### Exercise requirements
Without the pictures, can you quote each line below exactly?

···

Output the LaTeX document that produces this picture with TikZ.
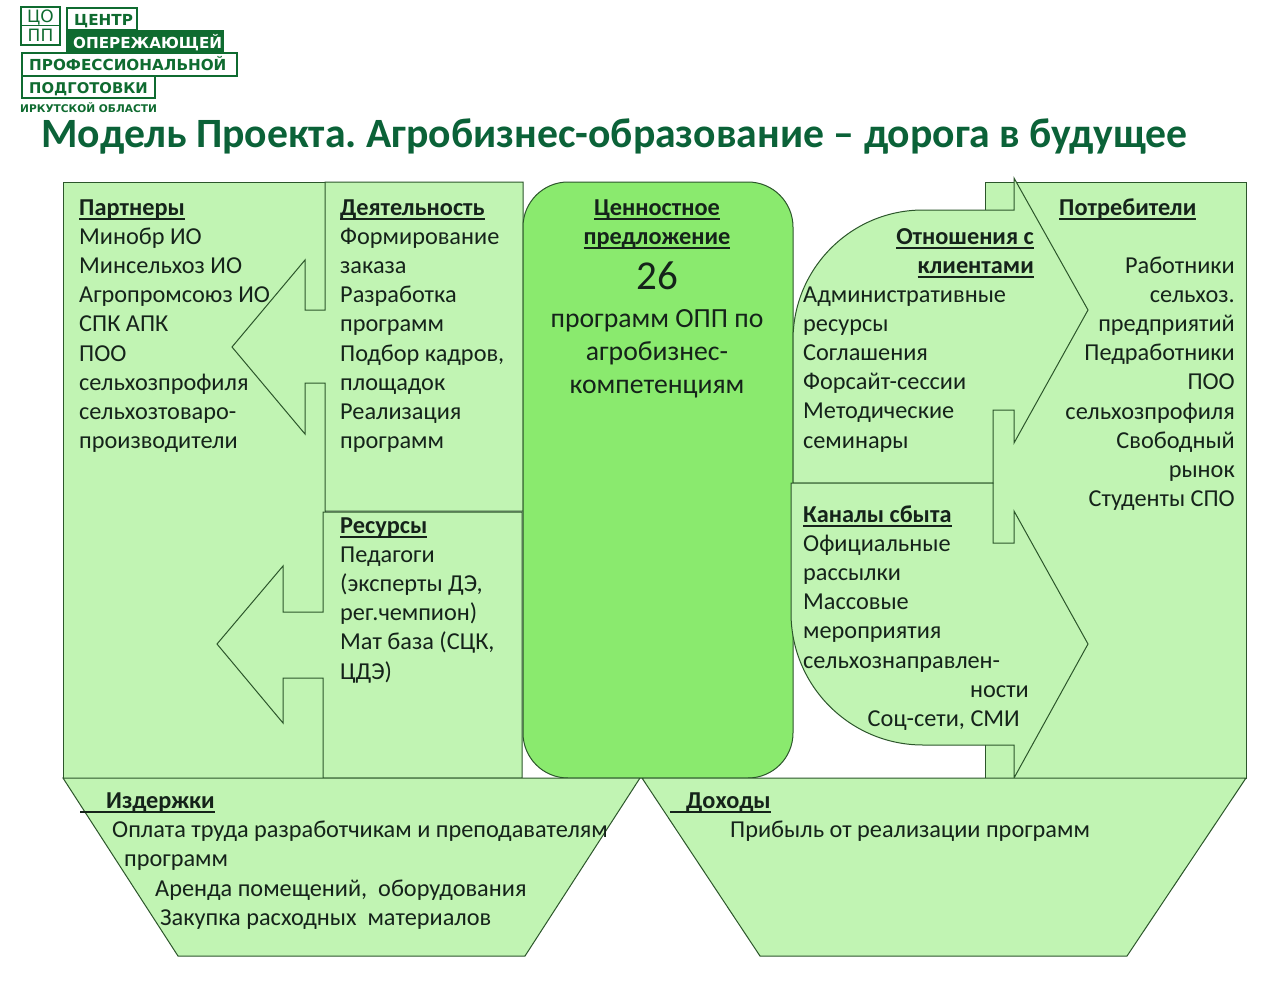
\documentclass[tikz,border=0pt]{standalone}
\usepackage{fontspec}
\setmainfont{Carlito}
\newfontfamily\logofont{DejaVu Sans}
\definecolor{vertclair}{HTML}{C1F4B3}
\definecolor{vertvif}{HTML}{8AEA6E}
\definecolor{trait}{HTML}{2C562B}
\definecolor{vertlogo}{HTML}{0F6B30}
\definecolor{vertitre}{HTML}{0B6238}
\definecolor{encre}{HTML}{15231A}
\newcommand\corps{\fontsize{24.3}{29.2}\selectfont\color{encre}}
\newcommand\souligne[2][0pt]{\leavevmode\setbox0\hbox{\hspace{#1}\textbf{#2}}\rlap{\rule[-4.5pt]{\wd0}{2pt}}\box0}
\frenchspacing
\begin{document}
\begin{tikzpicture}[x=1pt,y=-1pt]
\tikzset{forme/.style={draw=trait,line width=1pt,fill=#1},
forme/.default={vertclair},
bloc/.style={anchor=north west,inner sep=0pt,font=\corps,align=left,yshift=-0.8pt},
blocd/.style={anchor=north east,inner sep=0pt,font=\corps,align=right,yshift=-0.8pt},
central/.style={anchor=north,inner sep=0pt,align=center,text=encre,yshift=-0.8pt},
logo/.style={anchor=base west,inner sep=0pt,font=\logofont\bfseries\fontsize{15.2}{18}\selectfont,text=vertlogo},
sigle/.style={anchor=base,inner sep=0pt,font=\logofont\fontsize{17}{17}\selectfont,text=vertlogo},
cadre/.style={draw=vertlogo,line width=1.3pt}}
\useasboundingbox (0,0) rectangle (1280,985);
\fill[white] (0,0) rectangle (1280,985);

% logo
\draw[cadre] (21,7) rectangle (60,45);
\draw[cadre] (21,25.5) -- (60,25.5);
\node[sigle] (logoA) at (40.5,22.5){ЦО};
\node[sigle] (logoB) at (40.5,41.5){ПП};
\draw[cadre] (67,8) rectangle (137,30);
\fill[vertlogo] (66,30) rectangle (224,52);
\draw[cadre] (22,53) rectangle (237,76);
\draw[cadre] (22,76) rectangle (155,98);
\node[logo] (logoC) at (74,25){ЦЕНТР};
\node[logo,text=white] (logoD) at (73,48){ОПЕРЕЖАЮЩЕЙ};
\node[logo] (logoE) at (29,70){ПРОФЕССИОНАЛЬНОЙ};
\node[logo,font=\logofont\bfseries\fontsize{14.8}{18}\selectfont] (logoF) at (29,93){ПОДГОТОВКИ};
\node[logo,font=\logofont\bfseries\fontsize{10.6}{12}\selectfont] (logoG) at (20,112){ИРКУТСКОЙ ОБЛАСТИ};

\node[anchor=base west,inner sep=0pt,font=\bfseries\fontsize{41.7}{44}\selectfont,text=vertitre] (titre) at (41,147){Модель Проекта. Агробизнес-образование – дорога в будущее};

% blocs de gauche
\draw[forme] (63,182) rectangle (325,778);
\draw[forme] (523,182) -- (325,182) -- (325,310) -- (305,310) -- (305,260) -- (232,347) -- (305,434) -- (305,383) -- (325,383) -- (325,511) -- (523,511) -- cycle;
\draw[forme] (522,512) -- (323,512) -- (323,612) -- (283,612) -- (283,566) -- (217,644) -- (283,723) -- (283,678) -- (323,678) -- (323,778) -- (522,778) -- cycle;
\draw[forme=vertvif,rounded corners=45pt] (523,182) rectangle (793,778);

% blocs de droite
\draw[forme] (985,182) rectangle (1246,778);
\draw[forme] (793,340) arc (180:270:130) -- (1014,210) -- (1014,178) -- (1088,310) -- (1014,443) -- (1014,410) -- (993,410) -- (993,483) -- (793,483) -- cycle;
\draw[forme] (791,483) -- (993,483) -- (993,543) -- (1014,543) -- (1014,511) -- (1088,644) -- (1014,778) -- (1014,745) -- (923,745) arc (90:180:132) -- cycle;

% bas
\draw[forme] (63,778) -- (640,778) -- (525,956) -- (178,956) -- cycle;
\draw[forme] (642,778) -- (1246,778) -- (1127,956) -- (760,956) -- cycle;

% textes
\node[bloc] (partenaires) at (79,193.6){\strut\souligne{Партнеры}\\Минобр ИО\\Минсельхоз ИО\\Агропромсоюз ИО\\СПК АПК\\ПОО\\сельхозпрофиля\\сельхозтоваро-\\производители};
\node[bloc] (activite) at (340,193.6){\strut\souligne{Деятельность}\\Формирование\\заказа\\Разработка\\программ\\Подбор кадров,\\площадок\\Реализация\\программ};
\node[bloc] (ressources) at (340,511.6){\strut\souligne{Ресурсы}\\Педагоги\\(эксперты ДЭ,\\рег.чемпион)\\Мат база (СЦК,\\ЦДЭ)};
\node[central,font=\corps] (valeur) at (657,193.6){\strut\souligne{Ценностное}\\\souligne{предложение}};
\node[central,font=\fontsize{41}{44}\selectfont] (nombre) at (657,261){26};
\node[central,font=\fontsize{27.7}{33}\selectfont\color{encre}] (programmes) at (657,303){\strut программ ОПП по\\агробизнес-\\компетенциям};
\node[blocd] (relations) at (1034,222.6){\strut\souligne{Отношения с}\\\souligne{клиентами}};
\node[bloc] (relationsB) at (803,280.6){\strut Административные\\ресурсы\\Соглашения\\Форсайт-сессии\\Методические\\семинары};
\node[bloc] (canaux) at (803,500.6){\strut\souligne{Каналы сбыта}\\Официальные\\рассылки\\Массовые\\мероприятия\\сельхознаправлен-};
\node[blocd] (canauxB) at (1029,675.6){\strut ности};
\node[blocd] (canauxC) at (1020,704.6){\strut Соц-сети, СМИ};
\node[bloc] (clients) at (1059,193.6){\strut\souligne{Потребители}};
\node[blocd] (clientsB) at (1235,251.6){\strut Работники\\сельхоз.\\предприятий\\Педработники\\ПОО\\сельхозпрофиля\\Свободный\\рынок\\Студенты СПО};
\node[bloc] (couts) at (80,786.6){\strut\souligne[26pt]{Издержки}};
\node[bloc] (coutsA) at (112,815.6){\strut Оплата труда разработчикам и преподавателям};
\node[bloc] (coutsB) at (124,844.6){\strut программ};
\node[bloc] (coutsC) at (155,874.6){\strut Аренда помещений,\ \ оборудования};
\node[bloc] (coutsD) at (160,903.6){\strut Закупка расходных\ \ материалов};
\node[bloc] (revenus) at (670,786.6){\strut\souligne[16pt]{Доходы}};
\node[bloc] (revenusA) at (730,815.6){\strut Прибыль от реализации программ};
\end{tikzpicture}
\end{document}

···

### Task result
Output the LaTeX document that produces this picture with TikZ.
\documentclass[tikz,border=0pt]{standalone}
\usepackage{fontspec}
\setmainfont{Carlito}
\newfontfamily\logofont{DejaVu Sans}
\definecolor{vertclair}{HTML}{C1F4B3}
\definecolor{vertvif}{HTML}{8AEA6E}
\definecolor{trait}{HTML}{2C562B}
\definecolor{vertlogo}{HTML}{0F6B30}
\definecolor{vertitre}{HTML}{0B6238}
\definecolor{encre}{HTML}{15231A}
\newcommand\corps{\fontsize{24.3}{29.2}\selectfont\color{encre}}
\newcommand\souligne[2][0pt]{\leavevmode\setbox0\hbox{\hspace{#1}\textbf{#2}}\rlap{\rule[-4.5pt]{\wd0}{2pt}}\box0}
\frenchspacing
\begin{document}
\begin{tikzpicture}[x=1pt,y=-1pt]
\tikzset{forme/.style={draw=trait,line width=1pt,fill=#1},
forme/.default={vertclair},
bloc/.style={anchor=north west,inner sep=0pt,font=\corps,align=left,yshift=-0.8pt},
blocd/.style={anchor=north east,inner sep=0pt,font=\corps,align=right,yshift=-0.8pt},
central/.style={anchor=north,inner sep=0pt,align=center,text=encre,yshift=-0.8pt},
logo/.style={anchor=base west,inner sep=0pt,font=\logofont\bfseries\fontsize{15.2}{18}\selectfont,text=vertlogo},
sigle/.style={anchor=base,inner sep=0pt,font=\logofont\fontsize{17}{17}\selectfont,text=vertlogo},
cadre/.style={draw=vertlogo,line width=1.3pt}}
\useasboundingbox (0,0) rectangle (1280,985);
\fill[white] (0,0) rectangle (1280,985);

% logo
\draw[cadre] (21,7) rectangle (60,45);
\draw[cadre] (21,25.5) -- (60,25.5);
\node[sigle] (logoA) at (40.5,22.5){ЦО};
\node[sigle] (logoB) at (40.5,41.5){ПП};
\draw[cadre] (67,8) rectangle (137,30);
\fill[vertlogo] (66,30) rectangle (224,52);
\draw[cadre] (22,53) rectangle (237,76);
\draw[cadre] (22,76) rectangle (155,98);
\node[logo] (logoC) at (74,25){ЦЕНТР};
\node[logo,text=white] (logoD) at (73,48){ОПЕРЕЖАЮЩЕЙ};
\node[logo] (logoE) at (29,70){ПРОФЕССИОНАЛЬНОЙ};
\node[logo,font=\logofont\bfseries\fontsize{14.8}{18}\selectfont] (logoF) at (29,93){ПОДГОТОВКИ};
\node[logo,font=\logofont\bfseries\fontsize{10.6}{12}\selectfont] (logoG) at (20,112){ИРКУТСКОЙ ОБЛАСТИ};

\node[anchor=base west,inner sep=0pt,font=\bfseries\fontsize{41.7}{44}\selectfont,text=vertitre] (titre) at (41,147){Модель Проекта. Агробизнес-образование – дорога в будущее};

% blocs de gauche
\draw[forme] (63,182) rectangle (325,778);
\draw[forme] (523,182) -- (325,182) -- (325,310) -- (305,310) -- (305,260) -- (232,347) -- (305,434) -- (305,383) -- (325,383) -- (325,511) -- (523,511) -- cycle;
\draw[forme] (522,512) -- (323,512) -- (323,612) -- (283,612) -- (283,566) -- (217,644) -- (283,723) -- (283,678) -- (323,678) -- (323,778) -- (522,778) -- cycle;
\draw[forme=vertvif,rounded corners=45pt] (523,182) rectangle (793,778);

% blocs de droite
\draw[forme] (985,182) rectangle (1246,778);
\draw[forme] (793,340) arc (180:270:130) -- (1014,210) -- (1014,178) -- (1088,310) -- (1014,443) -- (1014,410) -- (993,410) -- (993,483) -- (793,483) -- cycle;
\draw[forme] (791,483) -- (993,483) -- (993,543) -- (1014,543) -- (1014,511) -- (1088,644) -- (1014,778) -- (1014,745) -- (923,745) arc (90:180:132) -- cycle;

% bas
\draw[forme] (63,778) -- (640,778) -- (525,956) -- (178,956) -- cycle;
\draw[forme] (642,778) -- (1246,778) -- (1127,956) -- (760,956) -- cycle;

% textes
\node[bloc] (partenaires) at (79,193.6){\strut\souligne{Партнеры}\\Минобр ИО\\Минсельхоз ИО\\Агропромсоюз ИО\\СПК АПК\\ПОО\\сельхозпрофиля\\сельхозтоваро-\\производители};
\node[bloc] (activite) at (340,193.6){\strut\souligne{Деятельность}\\Формирование\\заказа\\Разработка\\программ\\Подбор кадров,\\площадок\\Реализация\\программ};
\node[bloc] (ressources) at (340,511.6){\strut\souligne{Ресурсы}\\Педагоги\\(эксперты ДЭ,\\рег.чемпион)\\Мат база (СЦК,\\ЦДЭ)};
\node[central,font=\corps] (valeur) at (657,193.6){\strut\souligne{Ценностное}\\\souligne{предложение}};
\node[central,font=\fontsize{41}{44}\selectfont] (nombre) at (657,261){26};
\node[central,font=\fontsize{27.7}{33}\selectfont\color{encre}] (programmes) at (657,303){\strut программ ОПП по\\агробизнес-\\компетенциям};
\node[blocd] (relations) at (1034,222.6){\strut\souligne{Отношения с}\\\souligne{клиентами}};
\node[bloc] (relationsB) at (803,280.6){\strut Административные\\ресурсы\\Соглашения\\Форсайт-сессии\\Методические\\семинары};
\node[bloc] (canaux) at (803,500.6){\strut\souligne{Каналы сбыта}\\Официальные\\рассылки\\Массовые\\мероприятия\\сельхознаправлен-};
\node[blocd] (canauxB) at (1029,675.6){\strut ности};
\node[blocd] (canauxC) at (1020,704.6){\strut Соц-сети, СМИ};
\node[bloc] (clients) at (1059,193.6){\strut\souligne{Потребители}};
\node[blocd] (clientsB) at (1235,251.6){\strut Работники\\сельхоз.\\предприятий\\Педработники\\ПОО\\сельхозпрофиля\\Свободный\\рынок\\Студенты СПО};
\node[bloc] (couts) at (80,786.6){\strut\souligne[26pt]{Издержки}};
\node[bloc] (coutsA) at (112,815.6){\strut Оплата труда разработчикам и преподавателям};
\node[bloc] (coutsB) at (124,844.6){\strut программ};
\node[bloc] (coutsC) at (155,874.6){\strut Аренда помещений,\ \ оборудования};
\node[bloc] (coutsD) at (160,903.6){\strut Закупка расходных\ \ материалов};
\node[bloc] (revenus) at (670,786.6){\strut\souligne[16pt]{Доходы}};
\node[bloc] (revenusA) at (730,815.6){\strut Прибыль от реализации программ};
\end{tikzpicture}
\end{document}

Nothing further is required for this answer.